Rest in Pieces
A Mrs. Murphy Mystery
Mrs. Murphy thinks the new man in town is the cat's meow.... Maybe she should think again. Small towns don't take kindly to strangers--unless the stranger happens to be a drop-dead gorgeous and seemingly unattached male. When Blair Bainbridge comes to Crozet, Virginia, the local matchmakers lose no time in declaring him perfect for their newly divorced postmistress, Marry Minor "Harry Haristeen." Even Harry's tiger cat, Ms. Murphy, and her Welsh Corgi, Tee Tucker, believe he smells A-okay. Could his one little imperfection be that he's a killer? Blair becomes the most likely suspect when the pieces of a dismembered corpse begin tuming up around Crozet. No one knows who the dead man is, but when a grisly clue makes a spectacular appearance in the middle of the fall festivities, more than an early winter snow begins chilling the blood of Crozet's very best people. That's when Ms. Murphy, her friend Tucker, and her human companion Harry begin to sort throughout the clues . . . only to find themselves a whisker away from becoming the killer's next victims.
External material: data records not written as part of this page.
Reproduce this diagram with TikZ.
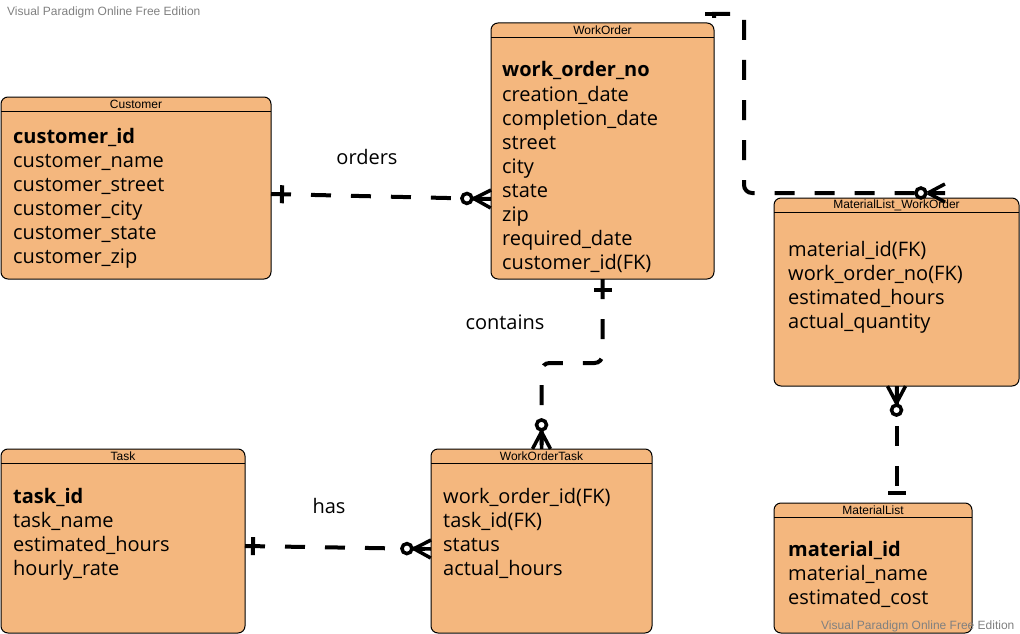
\documentclass[tikz,border=0pt]{standalone}
\usepackage{fontspec}
\setmainfont{Open Sans}
\newfontfamily\hdfont{Liberation Sans}
\usetikzlibrary{calc,decorations.markings}
\definecolor{entfill}{RGB}{244,183,126}
\definecolor{wmgray}{RGB}{128,128,128}
\tikzset{
  entity/.style={draw=black, line width=1pt, fill=entfill, rounded corners=7pt, anchor=north west, inner sep=0pt, outer sep=0pt},
  hdr/.style={font=\hdfont\fontsize{12}{14}\selectfont, inner sep=0pt},
  body/.style={font=\fontsize{20}{24}\selectfont, anchor=base west, inner sep=0pt},
  lbl/.style={font=\fontsize{20}{24}\selectfont, inner sep=0pt},
  wm/.style={font=\hdfont\fontsize{12}{14}\selectfont, text=wmgray, anchor=base west, inner sep=0pt},
  rel/.style={line width=4pt, dash pattern=on 20pt off 20pt},
  barstart/.style={postaction={decorate,decoration={markings,mark=at position #1 with {\draw[solid,line width=4pt] (0,-9) -- (0,9);}}}},
  barend/.style={postaction={decorate,decoration={markings,mark=at position -#1 with {\draw[solid,line width=4pt] (0,-9) -- (0,9);}}}},
  crowend/.style={postaction={decorate,decoration={markings,mark=at position -0.1pt with {\draw[solid,line width=3.5pt] (-17,0) -- (0,-9) (-17,0) -- (0,9) (-17,0) -- (0,0); \draw[solid,line width=3.5pt,fill=white] (-24,0) circle (5pt);}}}},
  crowstart/.style={postaction={decorate,decoration={markings,mark=at position 0.1pt with {\draw[solid,line width=3.5pt] (17,0) -- (0,-9) (17,0) -- (0,9) (17,0) -- (0,0); \draw[solid,line width=3.5pt,fill=white] (24,0) circle (5pt);}}}},
}
\newcommand\mkentity[6]{%
  \node[entity, minimum width=#4pt, minimum height=#5pt] (#1) at (#2,#3) {};
  \draw[line width=0.8pt] ([yshift=-14pt]#1.north west) -- ([yshift=-14pt]#1.north east);
  \node[hdr] (#1-title) at ([yshift=-7pt]#1.north) {#6};
}
\newcommand\mklines[4]{%
  \foreach \t [count=\i from 0] in {#4}
    \node[body] (#1-l\i) at ($(#1.north west)+(#2,#3+24*\i)$) {\t};
}
\begin{document}
\begin{tikzpicture}[x=1pt,y=-1pt]
\useasboundingbox (0,0) rectangle (1020,634);
% entities
\mkentity{cust}{1}{97}{270}{182}{Customer}
\mklines{cust}{12}{46}{\textbf{customer\_id},customer\_name,customer\_street,customer\_city,customer\_state,customer\_zip}
\mkentity{wo}{491}{23}{223}{256}{WorkOrder}
\mklines{wo}{11}{54}{\textbf{work\_order\_no},creation\_date,completion\_date,street,city,state,zip,required\_date,customer\_id(FK)}
\mkentity{mlwo}{774}{198}{245}{188}{MaterialList\_WorkOrder}
\mklines{mlwo}{14}{58}{material\_id(FK),work\_order\_no(FK),estimated\_hours,actual\_quantity}
\mkentity{task}{1}{449}{244}{184}{Task}
\mklines{task}{12}{54}{\textbf{task\_id},task\_name,estimated\_hours,hourly\_rate}
\mkentity{wot}{431}{449}{221}{184}{WorkOrderTask}
\mklines{wot}{12}{54}{work\_order\_id(FK),task\_id(FK),status,actual\_hours}
\mkentity{ml}{774}{503}{198}{130}{MaterialList}
\mklines{ml}{14}{53}{\textbf{material\_id},material\_name,estimated\_cost}
% connectors
\draw[rel, barstart=11pt, crowend] ($(cust.north east)+(0,97)$) -- ($(wo.north west)+(0,176)$);
\draw[rel, barstart=8pt, crowend] ($(task.north east)+(0,97)$) -- ($(wot.north west)+(0,100)$);
\draw[rel, rounded corners=8pt, barstart=11pt, crowend] (wo.south) -- ++(0,84) -| (wot.north);
\draw[rel, crowstart, barend=10pt] (mlwo.south) -- (mlwo.south |- ml.north);
\coordinate (c3end) at ($(mlwo.north west)+(171,-5)$);
\draw[rel, dash phase=35pt, barstart=8.5pt, crowend] (wo.north east) -- ++(0,-9) -- ++(30,0) [rounded corners=8pt] |- (c3end);
% labels
\node[lbl] (lorders) at (367,157) {orders};
\node[lbl] (lcontains) at (505,322) {contains};
\node[lbl] (lhas) at (329,506) {has};
% watermarks
\node[wm] (wm1) at (7,16) {Visual Paradigm Online Free Edition};
\node[wm] (wm2) at (821,629) {Visual Paradigm Online Free Edition};
\end{tikzpicture}
\end{document}
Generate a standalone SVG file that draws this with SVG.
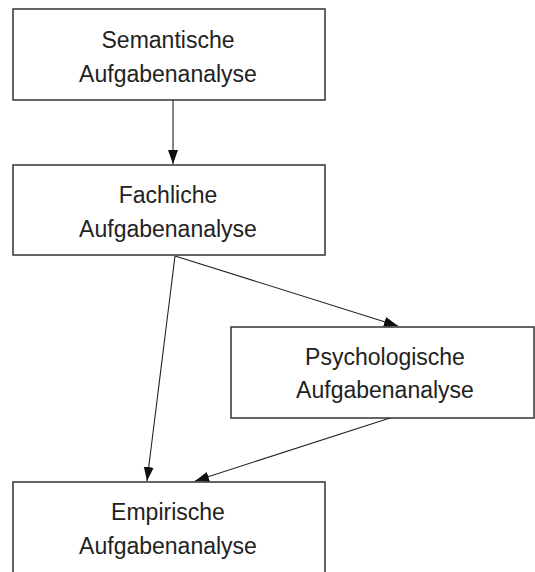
<svg xmlns="http://www.w3.org/2000/svg" width="535" height="572" viewBox="0 0 535 572">
<style>
.box{fill:#fff;stroke:#333;stroke-width:1.5}
.lbl{font-family:"Liberation Sans",Arial,sans-serif;font-size:23px;fill:#222;text-anchor:middle}
.edge{stroke:#222;stroke-width:1.1;fill:none;marker-end:url(#arr)}
</style>
<defs>
<marker id="arr" markerUnits="userSpaceOnUse" markerWidth="15" markerHeight="11" refX="14" refY="5" orient="auto">
<path d="M0,0 L14,5 L0,10 z" fill="#111"/>
</marker>
</defs>
<rect width="535" height="572" fill="#fff"/>
<g id="semantische">
<rect class="box" x="13" y="9" width="312" height="91"/>
<text class="lbl" x="168" y="48">Semantische</text>
<text class="lbl" x="168" y="82">Aufgabenanalyse</text>
</g>
<g id="fachliche">
<rect class="box" x="13" y="165" width="312" height="90"/>
<text class="lbl" x="168" y="203">Fachliche</text>
<text class="lbl" x="168" y="237">Aufgabenanalyse</text>
</g>
<g id="psychologische">
<rect class="box" x="231" y="327" width="303" height="91"/>
<text class="lbl" x="385" y="365">Psychologische</text>
<text class="lbl" x="385" y="398">Aufgabenanalyse</text>
</g>
<g id="empirische">
<rect class="box" x="13" y="482" width="312" height="95"/>
<text class="lbl" x="168" y="520">Empirische</text>
<text class="lbl" x="168" y="554">Aufgabenanalyse</text>
</g>
<g id="connectors">
<line class="edge" x1="173" y1="100" x2="173" y2="164"/>
<line class="edge" x1="175" y1="256" x2="398" y2="326"/>
<line class="edge" x1="175" y1="256" x2="147" y2="481"/>
<line class="edge" x1="390" y1="418" x2="195" y2="481"/>
</g>
</svg>
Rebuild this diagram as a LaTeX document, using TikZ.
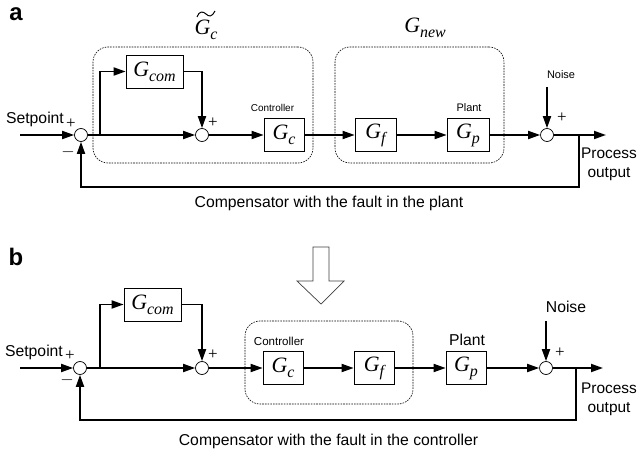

Mystery fans who dote on their pets will welcome this second tale of murder co-authored by Brown and her cat, Sneaky Pie. A follow-up to the duo's Wish You Were Here, it reintroduces characters and settings in the tiny town of Crozet, Va. Central to the tale are postmistress and knowledgeable farmhand Mary Minor Haristeen (Harry), her cat Mrs. Murphy and her Welsh corgi Tee Tucker. Mrs. Murphy, as it happens, ``bears an uncanny resemblance to authoress Sneaky Pie,'' and virtually every reference to her is amusingly flattering. Other key Crozet denizens include the nosy, well-meaning widow Mrs. Hoggendobber; the haughty, monied Sanburne family; Harry's ex-husband and his new love interest, a woman nicknamed ``Boom Boom.'' Gossip is at a low ebb in Crozet until male model Blair Bainbridge moves to the farm bordering Harry's. Matchmakers start to buzz, but they are rudely interrupted when assorted parts of a dismembered body are found on Blair's land. The animals, whose speech is italicized in the text and generally misunderstood by humans, form their own hypotheses about the murder, and naturally have a hand/paw in solving the crime. The Browns expertly depict small-town life, detailing holiday parties, a fox hunt and Harry's chores during a bucolic winter. Although talking, sleuthing animals may seem cloying to serious folk, this is in actuality a spooky, baffling tale complete with (Rita Mae) Brown's trademark surprise ending.